Our History
The Pittsburgh Oratory has been established in the Oakland section of Pittsburgh since 1961. Originally located up the hill on Bigelow Boulevard, the new home of the Pittsburgh Oratory was built in 1994.
In 1961 the Bishop of Pittsburgh conceived the idea of bringing to Pittsburgh an Oratory of Saint Philip Neri in order to minister to the students of large secular universities under his pastoral care. While many dioceses support “Newman Clubs” – spiritual and social centers for Catholic students on secular college campuses – the bishop wanted to take such an initiative one step further. Inspired by the work of the great nineteenth-century scholar, churchman, Oratorian, and now Saint, John Henry Cardinal Newman, the University Oratory of the Holy Spirit Parish was established. This parish, serving the faculty, staff and students at Carnegie Mellon University, Chatham University, and the University of Pittsburgh would be administered by the priests of his newly founded Oratory. By 1967 the Pittsburgh Oratory was canonically established as a pontifical house of the Confederation of the Oratory of St. Philip Neri, a Society of Apostolic Life in which members are intended to live in community for life without taking religious vows but bonded only by charity. The Pittsburgh Oratory is one of approximately eighty Oratories in the world, housing about 500 Oratorians. Today, although no longer a parish, the Pittsburgh Oratory is grateful for the opportunity to serve and support some 10,000 Catholics that comprise the local university communities. Its essential mission, however, is to be faithful to the charism of its originator and founder, St. Philip Neri. Through our work, our prayer, and our community life we seek day by day to live his motto from the writings of St. Paul, “Gaudete semper – Rejoice always!“
The Oratory Today. Built in 1994
The Original Oratory on Bigelow Blvd
Our Vision
The Pittsburgh Oratory was founded with a close connection in mind to Newman’s idea of a University and the ethos of his Oxford aspirations. Even so, campus ministry is not exclusively the work of Oratorians. Most Oratories administer parishes, and do so in large urban areas such as Toronto, London, Vienna, and Rome. Yet, all have programs dedicated to the spiritual, intellectual and personal formation of college students and youth, a consistent echo of St. Philip Neri’s pastoral care for the youth in turbulent sixteenth-century Rome. The Pittsburgh Oratory likewise promotes and fosters the spiritual growth and maturation of all – including adults and families – who find in St.

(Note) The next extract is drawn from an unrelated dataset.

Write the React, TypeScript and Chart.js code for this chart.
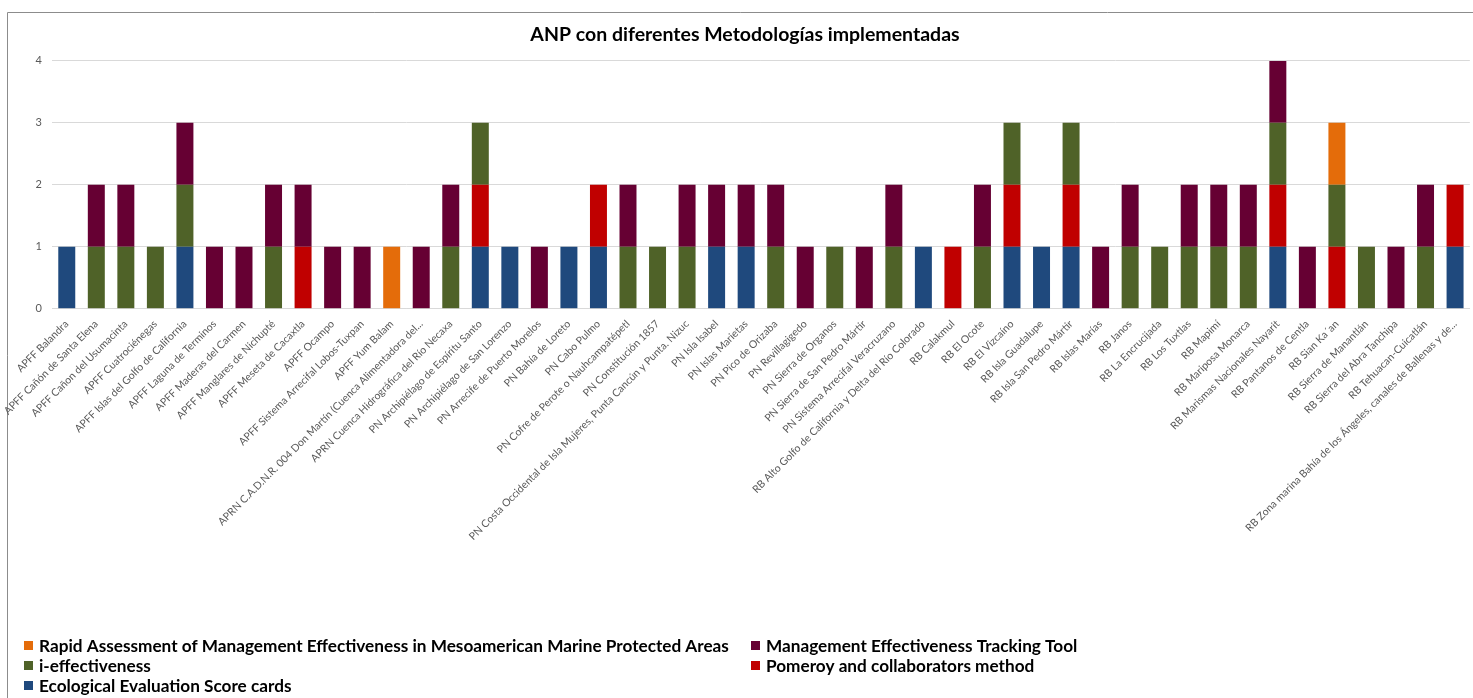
import React, { useEffect, useRef } from 'react';
import { Chart, registerables } from 'chart.js';

Chart.register(...registerables);

const chartTitle = 'ANP con diferentes Metodologías implementadas';

const categories = [
  'APFF Balandra',
  'APFF Cañón de Santa Elena',
  'APFF Cañon del Usumacinta',
  'APFF Cuatrociénegas',
  'APFF Islas del Golfo de California',
  'APFF Laguna de Terminos',
  'APFF Maderas del Carmen',
  'APFF Manglares de Nichupté',
  'APFF Meseta de Cacaxtla',
  'APFF Ocampo',
  'APFF Sistema Arrecifal Lobos-Tuxpan',
  'APFF Yum Balam',
  'APRN C.A.D.N.R. 004 Don Martín (Cuenca Alimentadora del...',
  'APRN Cuenca Hidrográfica del Río Necaxa',
  'PN Archipiélago de Espíritu Santo',
  'PN Archipiélago de San Lorenzo',
  'PN Arrecife de Puerto Morelos',
  'PN Bahía de Loreto',
  'PN Cabo Pulmo',
  'PN Cofre de Perote o Nauhcampatépetl',
  'PN Constitución 1857',
  'PN Costa Occidental de Isla Mujeres, Punta Cancún y Punta. Nizuc',
  'PN Isla Isabel',
  'PN Islas Marietas',
  'PN Pico de Orizaba',
  'PN Revillagigedo',
  'PN Sierra de Organos',
  'PN Sierra de San Pedro Mártir',
  'PN Sistema Arrecifal Veracruzano',
  'RB Alto Golfo de California y Delta del Río Colorado',
  'RB Calakmul',
  'RB El Ocote',
  'RB El Vizcaíno',
  'RB Isla Guadalupe',
  'RB Isla San Pedro Mártir',
  'RB Islas Marías',
  'RB Janos',
  'RB La Encrucijada',
  'RB Los Tuxtlas',
  'RB Mapimí',
  'RB Mariposa Monarca',
  'RB Marismas Nacionales Nayarit',
  'RB Pantanos de Centla',
  'RB Sian Ka´an',
  'RB Sierra de Manantlán',
  'RB Sierra del Abra Tanchipa',
  'RB Tehuacan-Cuicatlán',
  'RB Zona marina Bahía de los Ángeles, canales de Ballenas y de...',
];

const seriesNames = [
  'Ecological Evaluation Score cards',
  'Pomeroy and collaborators method',
  'i-effectiveness',
  'Management Effectiveness Tracking Tool',
  'Rapid Assessment of Management Effectiveness in Mesoamerican Marine Protected Areas',
];

const seriesColors = ['#1F497D', '#C00000', '#4F6228', '#660033', '#E46C0A'];

// Ecological Evaluation Score cards
const scoreCards = [
  1, 0, 0, 0, 1, 0, 0, 0, 0, 0, 0, 0, 0, 0, 1, 1, 0, 1, 1, 0, 0, 0, 1, 1,
  0, 0, 0, 0, 0, 1, 0, 0, 1, 1, 1, 0, 0, 0, 0, 0, 0, 1, 0, 0, 0, 0, 0, 1,
];
// Pomeroy and collaborators method
const pomeroy = [
  0, 0, 0, 0, 0, 0, 0, 0, 1, 0, 0, 0, 0, 0, 1, 0, 0, 0, 1, 0, 0, 0, 0, 0,
  0, 0, 0, 0, 0, 0, 1, 0, 1, 0, 1, 0, 0, 0, 0, 0, 0, 1, 0, 1, 0, 0, 0, 1,
];
// i-effectiveness
const iEffectiveness = [
  0, 1, 1, 1, 1, 0, 0, 1, 0, 0, 0, 0, 0, 1, 1, 0, 0, 0, 0, 1, 1, 1, 0, 0,
  1, 0, 1, 0, 1, 0, 0, 1, 1, 0, 1, 0, 1, 1, 1, 1, 1, 1, 0, 1, 1, 0, 1, 0,
];
// Management Effectiveness Tracking Tool
const mett = [
  0, 1, 1, 0, 1, 1, 1, 1, 1, 1, 1, 0, 1, 1, 0, 0, 1, 0, 0, 1, 0, 1, 1, 1,
  1, 1, 0, 1, 1, 0, 0, 1, 0, 0, 0, 1, 1, 0, 1, 1, 1, 1, 1, 0, 0, 1, 1, 0,
];
// Rapid Assessment of Management Effectiveness in Mesoamerican MPAs
const rapidAssessment = [
  0, 0, 0, 0, 0, 0, 0, 0, 0, 0, 0, 1, 0, 0, 0, 0, 0, 0, 0, 0, 0, 0, 0, 0,
  0, 0, 0, 0, 0, 0, 0, 0, 0, 0, 0, 0, 0, 0, 0, 0, 0, 0, 0, 1, 0, 0, 0, 0,
];

const seriesValues = [scoreCards, pomeroy, iEffectiveness, mett, rapidAssessment];

const yMin = 0;
const yMax = 4;
const yStep = 1;

const FONT = 'Lato, "Open Sans", sans-serif';

const framePlugin = {
  id: 'excelFrame',
  beforeDraw(chart: any) {
    const { ctx, width, height } = chart;
    ctx.save();
    ctx.fillStyle = '#ffffff';
    ctx.fillRect(0, 0, width, height);
    ctx.strokeStyle = '#8C8C8C';
    ctx.lineWidth = 1;
    ctx.beginPath();
    ctx.moveTo(7.5, height + 2);
    ctx.lineTo(7.5, 12.5);
    ctx.lineTo(width + 2, 12.5);
    ctx.stroke();
    ctx.restore();
  },
};

const legendPlugin = {
  id: 'excelLegend',
  afterDraw(chart: any) {
    const { ctx } = chart;
    const order = [4, 3, 2, 1, 0];
    const colX = [24, 751];
    const rowY = [645, 665, 685];
    ctx.save();
    ctx.font = 'bold 17.2px ' + FONT;
    ctx.textBaseline = 'middle';
    ctx.textAlign = 'left';
    order.forEach((di, i) => {
      const ds = chart.data.datasets[di];
      const x = colX[i % 2];
      const y = rowY[Math.floor(i / 2)];
      ctx.fillStyle = ds.backgroundColor;
      ctx.fillRect(x, y - 4, 9, 9);
      ctx.fillStyle = '#000000';
      ctx.fillText(ds.label, x + 15, y + 1);
    });
    ctx.restore();
  },
};

export default function App() {
  const canvasRef = useRef<HTMLCanvasElement | null>(null);

  useEffect(() => {
    if (!canvasRef.current) return;
    const chart = new Chart(canvasRef.current, {
      type: 'bar',
      data: {
        labels: categories,
        datasets: seriesNames.map((name, i) => ({
          label: name,
          data: seriesValues[i],
          backgroundColor: seriesColors[i],
          borderWidth: 0,
          barPercentage: 0.575,
          categoryPercentage: 1,
        })),
      },
      options: {
        animation: false,
        responsive: false,
        devicePixelRatio: 1,
        layout: { padding: { top: 12, left: 19, right: 2, bottom: 0 } },
        plugins: {
          legend: { display: false },
          tooltip: { enabled: false },
          title: {
            display: true,
            text: chartTitle,
            color: '#000000',
            font: { family: FONT, size: 19.5, weight: 'bold' },
            padding: { top: 11, bottom: 14.5 },
          },
        },
        scales: {
          x: {
            stacked: true,
            grid: { display: false, drawTicks: false },
            border: { display: true, color: '#D9D9D9' },
            ticks: {
              autoSkip: false,
              maxRotation: 45,
              minRotation: 45,
              padding: 9,
              color: '#595959',
              font: { family: FONT, size: 10.5 },
            },
            afterFit(scale: any) {
              scale.height = 389.3;
            },
          },
          y: {
            stacked: true,
            min: yMin,
            max: yMax,
            ticks: {
              stepSize: yStep,
              padding: 10,
              color: '#595959',
              font: { family: FONT, size: 11 },
            },
            grid: { color: '#D9D9D9', drawTicks: false },
            border: { display: false },
            afterFit(scale: any) {
              scale.width = 33;
            },
          },
        },
      },
      plugins: [framePlugin, legendPlugin],
    });
    return () => chart.destroy();
  }, []);

  return (
    <div style={{ position: 'fixed', left: 0, top: 0, width: 1473, height: 698, background: '#fff' }}>
      <canvas ref={canvasRef} width={1473} height={698} style={{ display: 'block' }} />
    </div>
  );
}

Philip Neri, St. John Henry Newman, and their spiritual path, an example and help in fulfilling their own personal call to holiness and apostleship. The devotions, disciplines, programs, and fellowships that follow naturally from this goal of, “sharing all things in common,” generates a distinctive Oratorian communitas – both a common joy in the manifold gifts of the Spirit, as well as a common task and responsibility to act in and from these gifts as salt and light in our ecclesial, social, and academic spheres. This larger “community” formed around the life of the priests of the Congregation of the Oratory is often referred to as the “Little Oratory”. Everyone who attends the Oratory for any of its sacramental, devotional, or educational activities is welcome to take part in and even register formally as a member of the Little Oratory.
Our Mission
The Pittsburgh Oratory and Newman Center cultivates lifelong relationships with Christ in local university students and lay faithful of Pittsburgh through participation in the sacraments, devotion to the Word of God, and formation of intentional Catholic community, following the spirit of St. Philip Neri and St. John Henry Newman.